The two doctors said they weren’t drunk and had only made a joke about having group sex with the woman (ria.ru/20190111/1549238317.html). But as Polonsky says, “it would be interesting” to learn how these middle-aged doctors would have reacted if such “a joke” had been directed at their wives or daughters.
“In point of fact,” the journalist continues, “such anything but innocent ‘jokes’ are part of the lives of many Russian women.” Some brush them off, but others are deeply offended, especially when things go further and they feel they have nowhere to turn to defend themselves from these abuses.
In Eastern societies, Polonsky points out, such “jokes” can result in violence from the husband, father or brother of the women. In the West, it can lead to enormous fines or even real jail time.

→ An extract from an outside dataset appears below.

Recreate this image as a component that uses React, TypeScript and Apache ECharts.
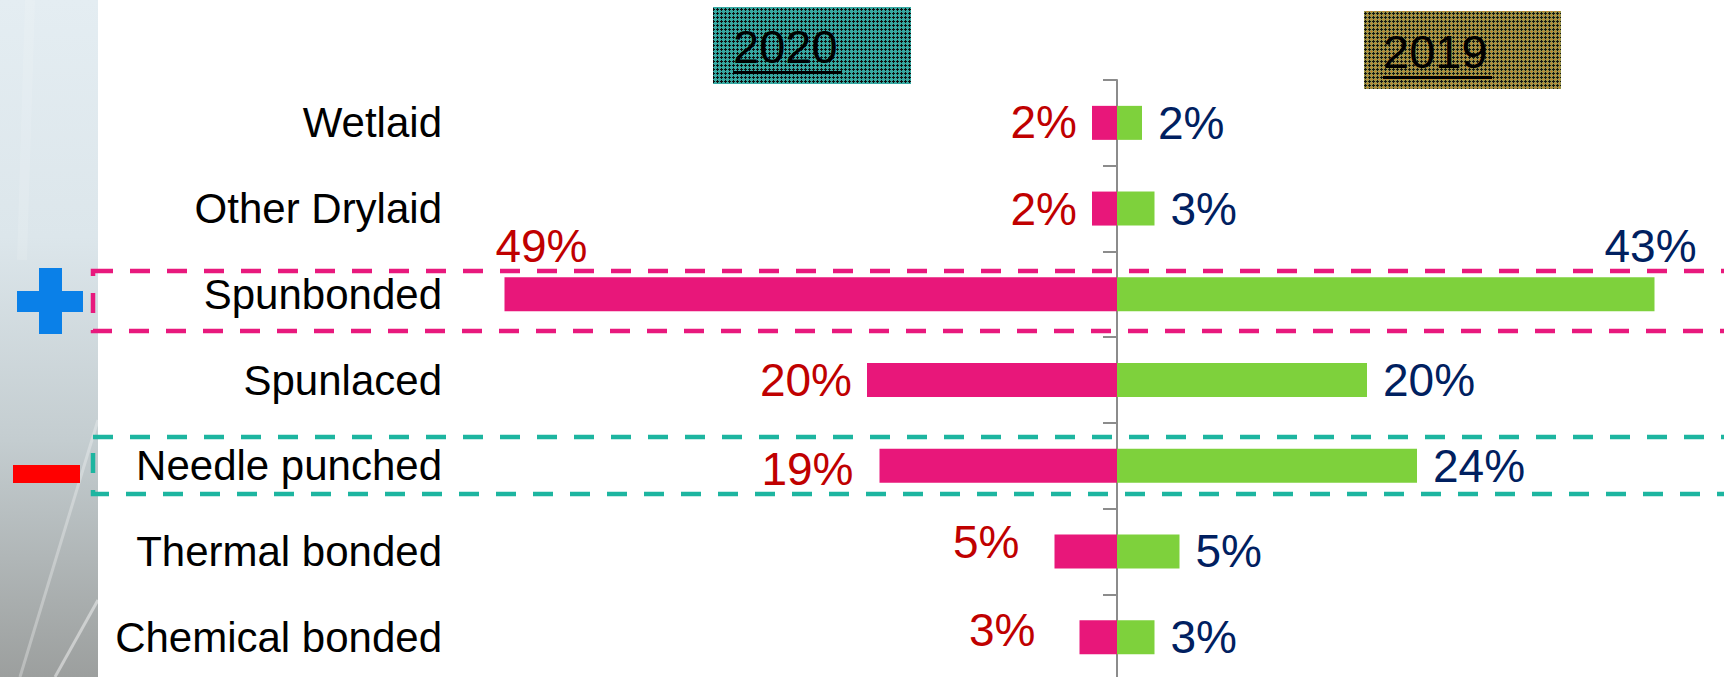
import React, { useEffect, useRef } from "react";
import * as echarts from "echarts";

const categories = [
  "Wetlaid",
  "Other Drylaid",
  "Spunbonded",
  "Spunlaced",
  "Needle punched",
  "Thermal bonded",
  "Chemical bonded",
];
const share2020 = [2, 2, 49, 20, 19, 5, 3];
const share2019 = [2, 3, 43, 20, 24, 5, 3];
const headerLeft = "2020";
const headerRight = "2019";

// label nudges (layout only)
const nudge2020: Record<number, number[]> = { 0: [0, -1], 2: [98, -48], 4: [-11, 3], 5: [-20, -9], 6: [-29, -7] };
const nudge2019: Record<number, number[]> = { 2: [-66, -48] };

const FONT = "'Liberation Sans', Arial, sans-serif";

function makeTile(base: string, dark: string, accent?: string) {
  const c = document.createElement("canvas");
  c.width = 4;
  c.height = 4;
  const ctx = c.getContext("2d")!;
  ctx.fillStyle = base;
  ctx.fillRect(0, 0, 4, 4);
  ctx.fillStyle = dark;
  [[1, 0], [0, 1], [1, 1], [2, 1], [1, 2]].forEach(([x, y]) => ctx.fillRect(x, y, 1, 1));
  if (accent) {
    ctx.fillStyle = accent;
    ctx.fillRect(3, 3, 1, 1);
  }
  return c.toDataURL();
}

export default function App() {
  const ref = useRef<HTMLDivElement>(null);
  useEffect(() => {
    const chart = echarts.init(ref.current!, null, { renderer: "svg" });
    const tealTile = makeTile("#36A8A1", "#101010");
    const oliveTile = makeTile("#9A9448", "#151510", "#E8741E");

    const leftData = share2020.map((v, i) => {
      const o: any = { value: -v };
      if (nudge2020[i]) o.label = { offset: nudge2020[i] };
      return o;
    });
    const rightData = share2019.map((v, i) => {
      const o: any = { value: v };
      if (nudge2019[i]) o.label = { offset: nudge2019[i] };
      return o;
    });

    chart.setOption({
      animation: false,
      backgroundColor: "#ffffff",
      grid: { left: 492, top: 80, width: 1225, height: 600, containLabel: false, outerBoundsMode: "none" },
      xAxis: { type: "value", min: -50, max: 48, show: false },
      yAxis: {
        type: "category",
        data: categories,
        inverse: true,
        axisLine: { show: true, onZero: true, lineStyle: { color: "#8C8C8C", width: 2 } },
        axisTick: { show: true, length: 14, lineStyle: { color: "#8C8C8C", width: 2 } },
        axisLabel: { margin: 50, fontSize: 42, color: "#000000", fontFamily: FONT },
        splitLine: { show: false },
      },
      graphic: [
        {
          type: "rect",
          shape: { x: 0, y: 0, width: 98, height: 677 },
          style: {
            fill: {
              type: "linear", x: 0, y: 0, x2: 0, y2: 1,
              colorStops: [
                { offset: 0, color: "#E4EDF2" },
                { offset: 0.35, color: "#DCE6EB" },
                { offset: 0.65, color: "#C4CDD0" },
                { offset: 1, color: "#9C9F9E" },
              ],
            },
          },
          z: -10,
        },
        { type: "line", shape: { x1: 98, y1: 420, x2: 20, y2: 677 }, style: { stroke: "rgba(255,255,255,0.3)", lineWidth: 3 }, z: -9 },
        { type: "line", shape: { x1: 98, y1: 600, x2: 55, y2: 677 }, style: { stroke: "rgba(255,255,255,0.45)", lineWidth: 3 }, z: -9 },
        { type: "line", shape: { x1: 30, y1: 0, x2: 22, y2: 260 }, style: { stroke: "rgba(255,255,255,0.12)", lineWidth: 10 }, z: -9 },
        // plus / minus
        { type: "rect", shape: { x: 17, y: 291, width: 66, height: 21 }, style: { fill: "#0A80E8" } },
        { type: "rect", shape: { x: 39, y: 268, width: 23, height: 66 }, style: { fill: "#0A80E8" } },
        { type: "rect", shape: { x: 13, y: 465, width: 67, height: 18 }, style: { fill: "#FF0000" } },
        // dashed highlight boxes
        {
          type: "rect",
          shape: { x: 93, y: 271, width: 1700, height: 60 },
          style: { fill: "none", stroke: "#E8197D", lineWidth: 4.5, lineDash: [20, 17] },
          z: 10,
        },
        {
          type: "rect",
          shape: { x: 93, y: 437, width: 1700, height: 57 },
          style: { fill: "none", stroke: "#1DB5A0", lineWidth: 4.5, lineDash: [20, 17] },
          z: 10,
        },
        // headers
        {
          type: "rect",
          shape: { x: 713, y: 7, width: 198, height: 77 },
          style: { fill: { image: tealTile, repeat: "repeat", imageWidth: 4, imageHeight: 4 } },
        },
        {
          type: "text",
          x: 733, y: 46,
          style: { text: headerLeft, fontSize: 47, fontFamily: FONT, fill: "#000", verticalAlign: "middle", align: "left" },
          z: 5,
        },
        { type: "rect", shape: { x: 733, y: 71, width: 109, height: 3 }, style: { fill: "#000" }, z: 5 },
        {
          type: "rect",
          shape: { x: 1364, y: 11, width: 197, height: 78 },
          style: { fill: { image: oliveTile, repeat: "repeat", imageWidth: 4, imageHeight: 4 } },
        },
        {
          type: "text",
          x: 1383, y: 51,
          style: { text: headerRight, fontSize: 47, fontFamily: FONT, fill: "#000", verticalAlign: "middle", align: "left" },
          z: 5,
        },
        { type: "rect", shape: { x: 1383, y: 76, width: 109, height: 3 }, style: { fill: "#000" }, z: 5 },
      ],
      series: [
        {
          name: headerLeft,
          type: "bar",
          stack: "share",
          barWidth: 34,
          data: leftData,
          itemStyle: { color: "#E8177A" },
          label: {
            show: true,
            position: "left",
            distance: 15,
            fontSize: 46,
            fontFamily: FONT,
            color: "#C00000",
            formatter: (p: any) => Math.abs(p.value) + "%",
          },
        },
        {
          name: headerRight,
          type: "bar",
          stack: "share",
          barWidth: 34,
          data: rightData,
          itemStyle: { color: "#7ED13C" },
          label: {
            show: true,
            position: "right",
            distance: 16,
            fontSize: 46,
            fontFamily: FONT,
            color: "#002060",
            formatter: (p: any) => Math.abs(p.value) + "%",
          },
        },
      ],
    });
    return () => chart.dispose();
  }, []);
  return (
    <div
      ref={ref}
      style={{ position: "absolute", left: 0, top: 0, width: 1724, height: 677 }}
    />
  );
}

But “in Russia, the situation is different,” less because there are not strict laws than because the authorities don’t apply them in a consistent way.
On the one hand, lawyer Andrey Lisov says, there is currently “a definite ‘fashion’” to bring charges in such cases; but on the other, many women are afraid to report such attacks, investigators and prosecutors don’t know how to gather the necessary evidence, and as a result, “criminals escape punishment.”
Another lawyer, Tamerlan Barziyev, says that the problem isn’t the legal code – that is relatively good – but in the absence of professional investigators capable of gathering the necessary materials for a case and in social attitudes, especially within any workplace, that keep women from complaining and thus allow men to behave badly.
Polonsky is clearly skeptical about recent SuperJob report showing that the percentage of women who say they have experienced sexual harassment at work has fallen from 12 percent in 2008 to only five percent last year and reporting that 89 percent of women have never experienced harassment.